▶ Stated exercise
Skip the pictures. Transcribe the rest of the data below without changing a word.

--- BEGIN ---

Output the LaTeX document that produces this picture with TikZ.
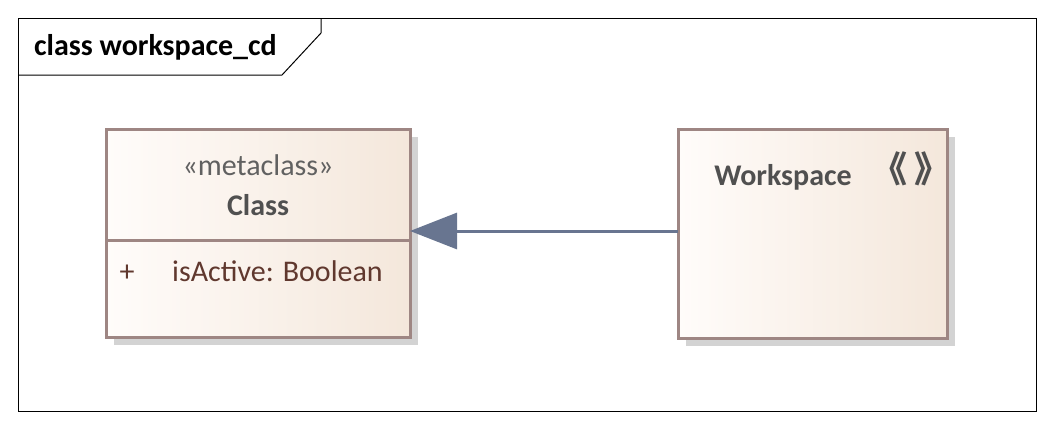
\documentclass[tikz,border=0pt]{standalone}
\usepackage{fontspec}
\setmainfont{Carlito}
\newfontfamily\cjk{Noto Sans CJK SC}
\usepackage{tikz}
\usetikzlibrary{calc,arrows.meta,positioning,backgrounds}

\definecolor{boxline}{RGB}{158,134,131}
\definecolor{boxleft}{RGB}{255,252,250}
\definecolor{boxright}{RGB}{244,231,219}
\definecolor{shade}{RGB}{211,211,211}
\definecolor{genline}{RGB}{104,117,144}
\definecolor{nametext}{RGB}{80,80,80}
\definecolor{attrtext}{RGB}{96,56,46}

\tikzstyle{classbox} = [draw=boxline, line width=3pt, left color=boxleft, right color=boxright]
\tikzstyle{boxshadow} = [fill=shade, draw=none]
\tikzstyle{umltext} = [inner sep=0pt, anchor=base, font=\fontsize{30}{36}\selectfont]
\tikzstyle{generalize} = [line width=3pt, draw=genline, -{Triangle[length=47pt,width=36pt,fill=genline]}]

\begin{document}
\begin{tikzpicture}[x=1pt, y=-1pt]

    \useasboundingbox (0,0) rectangle (1053,429);

    % diagram frame and its name tab
    \draw[line width=1pt] (18,18) rectangle (1036,411);
    \draw[line width=1pt] (18,75) -- (282,75) -- (321,33) -- (321,18);
    \node[umltext, anchor=base west, font=\fontsize{30}{36}\selectfont\bfseries] (title) at (34,55) {class workspace\_cd};

    % corners of the two classes
    \coordinate (C1) at (106,129);
    \coordinate (C2) at (410,337);
    \coordinate (W1) at (678,129);
    \coordinate (W2) at (947,338);

    % shadows
    \fill[boxshadow] ($(C1)+(8,8)$) rectangle ($(C2)+(8,8)$);
    \fill[boxshadow] ($(W1)+(8,8)$) rectangle ($(W2)+(8,8)$);

    % metaclass Class
    \draw[classbox] (C1) rectangle (C2);
    \draw[draw=boxline, line width=3pt] (106,240) -- (410,240);
    \node[umltext, text=nametext!90!white] (stereo) at (258,175) {«metaclass»};
    \node[umltext, text=nametext, font=\fontsize{30}{36}\selectfont\bfseries] (classname) at (258,215) {Class};
    \node[umltext, text=attrtext] (plus) at (127,281) {+};
    \node[umltext, anchor=base west, text=attrtext] (attr) at (172,281) {isActive: Boolean};

    % Workspace
    \draw[classbox] (W1) rectangle (W2);
    \node[umltext, text=nametext, font=\fontsize{30}{36}\selectfont\bfseries] (wsname) at (783,185) {Workspace};
    \node[inner sep=0pt, text=nametext, font=\cjk\bfseries\fontsize{36}{40}\selectfont] (wsstereo) at (911,169) {《\hspace{7pt}》};

    % generalization
    \coordinate (G1) at (678,231);
    \coordinate (G2) at (410,231);
    \draw[generalize] (G1) -- (G2);

\end{tikzpicture}
\end{document}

--- END ---

▶ The completed task
Output the LaTeX document that produces this picture with TikZ.
\documentclass[tikz,border=0pt]{standalone}
\usepackage{fontspec}
\setmainfont{Carlito}
\newfontfamily\cjk{Noto Sans CJK SC}
\usepackage{tikz}
\usetikzlibrary{calc,arrows.meta,positioning,backgrounds}

\definecolor{boxline}{RGB}{158,134,131}
\definecolor{boxleft}{RGB}{255,252,250}
\definecolor{boxright}{RGB}{244,231,219}
\definecolor{shade}{RGB}{211,211,211}
\definecolor{genline}{RGB}{104,117,144}
\definecolor{nametext}{RGB}{80,80,80}
\definecolor{attrtext}{RGB}{96,56,46}

\tikzstyle{classbox} = [draw=boxline, line width=3pt, left color=boxleft, right color=boxright]
\tikzstyle{boxshadow} = [fill=shade, draw=none]
\tikzstyle{umltext} = [inner sep=0pt, anchor=base, font=\fontsize{30}{36}\selectfont]
\tikzstyle{generalize} = [line width=3pt, draw=genline, -{Triangle[length=47pt,width=36pt,fill=genline]}]

\begin{document}
\begin{tikzpicture}[x=1pt, y=-1pt]

    \useasboundingbox (0,0) rectangle (1053,429);

    % diagram frame and its name tab
    \draw[line width=1pt] (18,18) rectangle (1036,411);
    \draw[line width=1pt] (18,75) -- (282,75) -- (321,33) -- (321,18);
    \node[umltext, anchor=base west, font=\fontsize{30}{36}\selectfont\bfseries] (title) at (34,55) {class workspace\_cd};

    % corners of the two classes
    \coordinate (C1) at (106,129);
    \coordinate (C2) at (410,337);
    \coordinate (W1) at (678,129);
    \coordinate (W2) at (947,338);

    % shadows
    \fill[boxshadow] ($(C1)+(8,8)$) rectangle ($(C2)+(8,8)$);
    \fill[boxshadow] ($(W1)+(8,8)$) rectangle ($(W2)+(8,8)$);

    % metaclass Class
    \draw[classbox] (C1) rectangle (C2);
    \draw[draw=boxline, line width=3pt] (106,240) -- (410,240);
    \node[umltext, text=nametext!90!white] (stereo) at (258,175) {«metaclass»};
    \node[umltext, text=nametext, font=\fontsize{30}{36}\selectfont\bfseries] (classname) at (258,215) {Class};
    \node[umltext, text=attrtext] (plus) at (127,281) {+};
    \node[umltext, anchor=base west, text=attrtext] (attr) at (172,281) {isActive: Boolean};

    % Workspace
    \draw[classbox] (W1) rectangle (W2);
    \node[umltext, text=nametext, font=\fontsize{30}{36}\selectfont\bfseries] (wsname) at (783,185) {Workspace};
    \node[inner sep=0pt, text=nametext, font=\cjk\bfseries\fontsize{36}{40}\selectfont] (wsstereo) at (911,169) {《\hspace{7pt}》};

    % generalization
    \coordinate (G1) at (678,231);
    \coordinate (G2) at (410,231);
    \draw[generalize] (G1) -- (G2);

\end{tikzpicture}
\end{document}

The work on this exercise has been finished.